De la misma manera en Desgracia de Coetzee el silencio se extiende sobre la violación de Lucy, que jamás nos es narrada pero que se convierte en una sombra a lo largo de la novela. Tanto en Estrella distante como en Desgracia se opta por el silencio ante lo inenarrable, y ese silencio se convierte, curiosamente, en la única representación posible del horror.

Celan y Beckett también construyeron sobre el silencio y sobre el horror. En El innombrable (y en toda la trilogía), Beckett hace que su narrador, aun en su extrema elocuencia, hable del silencio como ese lugar temido al que no quiere llegar. Por eso no deja de hablar, y la palabra, frenética, continúa hasta el final: “Seré yo, será el silencio, allí donde estoy, no sé, no lo sabré nunca, en el silencio no se sabe, hay que seguir, voy a seguir.” 

Celan también trató el silencio como expresión de algo oscuro, irreproducible, inefable, en su poesía: 

“Si viniese, 
viniese un hombre, 
viniese un hombre al mundo, hoy, con 
la barba de luz de
los patriarcas: habría,
si hablase de este
tiempo,
habría solamente
de 
balbucear y balbucear, 
si- si- siempre, 
si-siempre.”

Si pensamos en los cuentos de Hemingway y recordamos la teoría del iceberg, descubriremos que sus mejores piezas literarias están edificadas sobre los cimientos de lo que no se dice, o de lo que está detrás de lo que se dice. Desde su cuento más citado, «Los asesinos», hasta «El regreso del soldado», Hemingway usa el silencio como base de sus historias. Ese silencio latente, que vive entre líneas, hace que sus cuentos respiren y les da una fuerza incomparable. Hemingway tenía dominado el silencio dentro de sus narraciones: boxeaba con él y siempre ganaba la pelea.

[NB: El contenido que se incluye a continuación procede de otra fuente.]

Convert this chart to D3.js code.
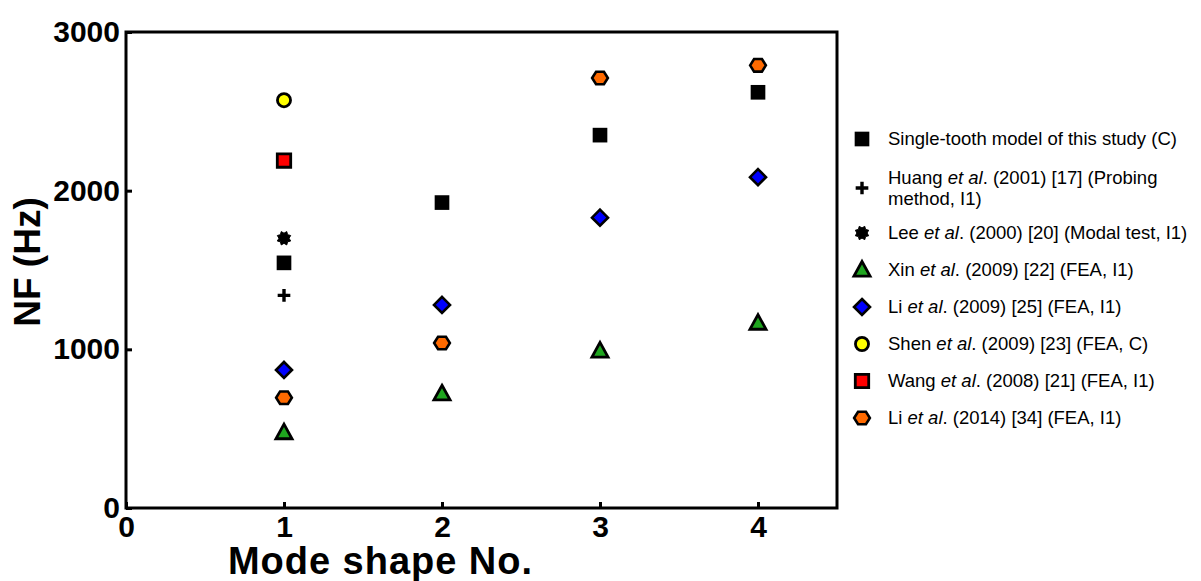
<!DOCTYPE html>
<html>
<head>
<meta charset="utf-8">
<script src="https://cdn.jsdelivr.net/npm/d3@7"></script>
<style>
  html, body { margin: 0; padding: 0; background: #fff; }
  svg { display: block; }
</style>
</head>
<body>
<div id="chart"></div>
<script>
// Natural frequency (Hz) per mode shape
const modes = [1, 2, 3, 4];
const singleTooth = [1545, 1925, 2350, 2620];
const huang = [1340];
const lee = [1700];
const xin = [475, 720, 990, 1165];
const li2009 = [870, 1280, 1830, 2085];
const shen = [2570];
const wang = [2190];
const li2014 = [695, 1040, 2710, 2790];

const xTicks = [0, 1, 2, 3, 4];
const yTicks = [0, 1000, 2000, 3000];

// legend text: [before, italic, after]
const legendLabels = [
  ['Single-tooth model of this study (C)', '', ''],
  ['Huang ', 'et al', '. (2001) [17] (Probing|method, I1)'],
  ['Lee ', 'et al', '. (2000) [20] (Modal test, I1)'],
  ['Xin ', 'et al', '. (2009) [22] (FEA, I1)'],
  ['Li ', 'et al', '. (2009) [25] (FEA, I1)'],
  ['Shen ', 'et al', '. (2009) [23] (FEA, C)'],
  ['Wang ', 'et al', '. (2008) [21] (FEA, I1)'],
  ['Li ', 'et al', '. (2014) [34] (FEA, I1)']
];

const width = 1201, height = 581;
const margin = { top: 32, right: 364, bottom: 73, left: 126 };

// custom marker shapes (size ~ r^2)
const hexagon = {
  draw(ctx, size) {
    const r = Math.sqrt(size);
    const h = r * 0.8;
    ctx.moveTo(-r, 0);
    ctx.lineTo(-r / 2, -h);
    ctx.lineTo(r / 2, -h);
    ctx.lineTo(r, 0);
    ctx.lineTo(r / 2, h);
    ctx.lineTo(-r / 2, h);
    ctx.closePath();
  }
};
const rhombus = {
  draw(ctx, size) {
    const r = Math.sqrt(size);
    ctx.moveTo(0, -r); ctx.lineTo(r, 0); ctx.lineTo(0, r); ctx.lineTo(-r, 0);
    ctx.closePath();
  }
};
const triangle = {
  draw(ctx, size) {
    const r = Math.sqrt(size);
    ctx.moveTo(0, -r); ctx.lineTo(r * 0.95, r * 0.72); ctx.lineTo(-r * 0.95, r * 0.72);
    ctx.closePath();
  }
};
const asterisk = {
  draw(ctx, size) {
    const ro = Math.sqrt(size), ri = ro * 0.7;
    for (let i = 0; i < 16; i++) {
      const a = Math.PI * i / 8 + Math.PI / 8;
      const rr = i % 2 === 0 ? ro : ri;
      if (i === 0) ctx.moveTo(rr * Math.cos(a), rr * Math.sin(a));
      else ctx.lineTo(rr * Math.cos(a), rr * Math.sin(a));
    }
    ctx.closePath();
  }
};
const cross = {
  draw(ctx, size) {
    const r = Math.sqrt(size);
    ctx.moveTo(-r, 0); ctx.lineTo(r, 0);
    ctx.moveTo(0, -r); ctx.lineTo(0, r);
  }
};

const series = [
  { values: singleTooth, type: d3.symbolSquare, size: 215, fill: '#000', stroke: 'none', sw: 0 },
  { values: huang, type: cross, size: 40, fill: 'none', stroke: '#000', sw: 3.4 },
  { values: lee, type: asterisk, size: 52, fill: '#000', stroke: '#000', sw: 1 },
  { values: xin, type: triangle, size: 72, fill: '#1fa51f', stroke: '#000', sw: 2.8 },
  { values: li2009, type: rhombus, size: 64, fill: '#0000ff', stroke: '#000', sw: 2.6 },
  { values: shen, type: d3.symbolCircle, size: 135, fill: '#ffff00', stroke: '#000', sw: 2.8 },
  { values: wang, type: d3.symbolSquare, size: 180, fill: '#ff0000', stroke: '#000', sw: 2.8 },
  { values: li2014, type: hexagon, size: 62, fill: '#ff6a00', stroke: '#000', sw: 2.6 }
];

const svg = d3.select('#chart').append('svg')
  .attr('width', width)
  .attr('height', height);

const x = d3.scaleLinear().domain([0, 4.5]).range([margin.left, width - margin.right]);
const y = d3.scaleLinear().domain([0, 3000]).range([height - margin.bottom, margin.top]);

// axes (ticks point inward)
const xAxis = svg.append('g')
  .attr('transform', `translate(0, ${y(0)})`)
  .call(d3.axisBottom(x).tickValues(xTicks).tickFormat(d3.format('d')).tickSize(-6).tickPadding(8));
xAxis.select('.domain').remove();
xAxis.selectAll('line').attr('stroke', '#000').attr('stroke-width', 3);
xAxis.selectAll('text')
  .attr('fill', '#000')
  .style('font', 'bold 30px "Liberation Sans", Arial, sans-serif');

const yAxis = svg.append('g')
  .attr('transform', `translate(${x(0)}, 0)`)
  .call(d3.axisLeft(y).tickValues(yTicks).tickFormat(d3.format('d')).tickSize(-6).tickPadding(6));
yAxis.select('.domain').remove();
yAxis.selectAll('line').attr('stroke', '#000').attr('stroke-width', 3);
yAxis.selectAll('text')
  .attr('fill', '#000')
  .style('font', 'bold 30px "Liberation Sans", Arial, sans-serif');

// plot frame
svg.append('rect')
  .attr('x', x(0))
  .attr('y', y(3000))
  .attr('width', x(4.5) - x(0))
  .attr('height', y(0) - y(3000))
  .attr('fill', 'none')
  .attr('stroke', '#000')
  .attr('stroke-width', 3);

// axis titles
svg.append('text')
  .attr('x', 380)
  .attr('y', 574)
  .attr('text-anchor', 'middle')
  .style('font', 'bold 38px "Liberation Sans", Arial, sans-serif')
  .attr('textLength', 304)
  .text('Mode shape No.');

svg.append('text')
  .attr('transform', `translate(40, ${(y(0) + y(3000)) / 2 - 8}) rotate(-90)`)
  .attr('text-anchor', 'middle')
  .style('font', 'bold 37px "Liberation Sans", Arial, sans-serif')
  .text('NF (Hz)');

// markers
series.forEach((s) => {
  svg.append('g')
    .selectAll('path')
    .data(s.values.map((v, i) => ({ mode: modes[i], value: v })))
    .join('path')
      .attr('d', d3.symbol().type(s.type).size(s.size))
      .attr('transform', (d) => `translate(${x(d.mode)}, ${y(d.value)})`)
      .attr('fill', s.fill)
      .attr('stroke', s.stroke)
      .attr('stroke-width', s.sw)
      .attr('stroke-linejoin', 'miter');
});

// legend
const legendX = 862;
const legendY = (i) => 139 + 37 * i + (i >= 1 ? 12 : 0) + (i >= 2 ? 8 : 0);

const legend = svg.append('g')
  .selectAll('g')
  .data(series.map((s, i) => ({ s, label: legendLabels[i], i })))
  .join('g')
    .attr('transform', (d) => `translate(${legendX}, ${legendY(d.i)})`);

legend.append('path')
  .attr('d', (d) => d3.symbol().type(d.s.type).size(d.s.size)())
  .attr('fill', (d) => d.s.fill)
  .attr('stroke', (d) => d.s.stroke)
  .attr('stroke-width', (d) => d.s.sw);

legend.each(function (d) {
  const [pre, ital, post] = d.label;
  const lines = post.split('|');
  const t = d3.select(this).append('text')
    .attr('x', 26)
    .attr('y', lines.length > 1 ? -4 : 6)
    .style('font', '18.5px "Liberation Sans", Arial, sans-serif')
    .attr('fill', '#000');
  t.append('tspan').text(pre);
  if (ital) t.append('tspan').style('font-style', 'italic').text(ital);
  t.append('tspan').text(lines[0]);
  if (lines.length > 1) {
    t.append('tspan').attr('x', 26).attr('dy', 21).text(lines[1]);
  }
});
</script>
</body>
</html>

Un buen escritor, para sacar adelante una obra literaria, no sólo sabe luchar con la palabra, sino también con el silencio que, quizás, es más difícil de dominar. Beckett ya lo dijo en El innombrable: “Nos ponemos a hablar como si pudiéramos dejar de hacerlo con sólo querer”, y Celan lo reforzó: “¿Qué tiempo es éste en el que una conversación es casi un crimen porque incluye tantas cosas explícitas?”. La literatura —la palabra de la mano con el silencio— intenta no cometer ese crimen.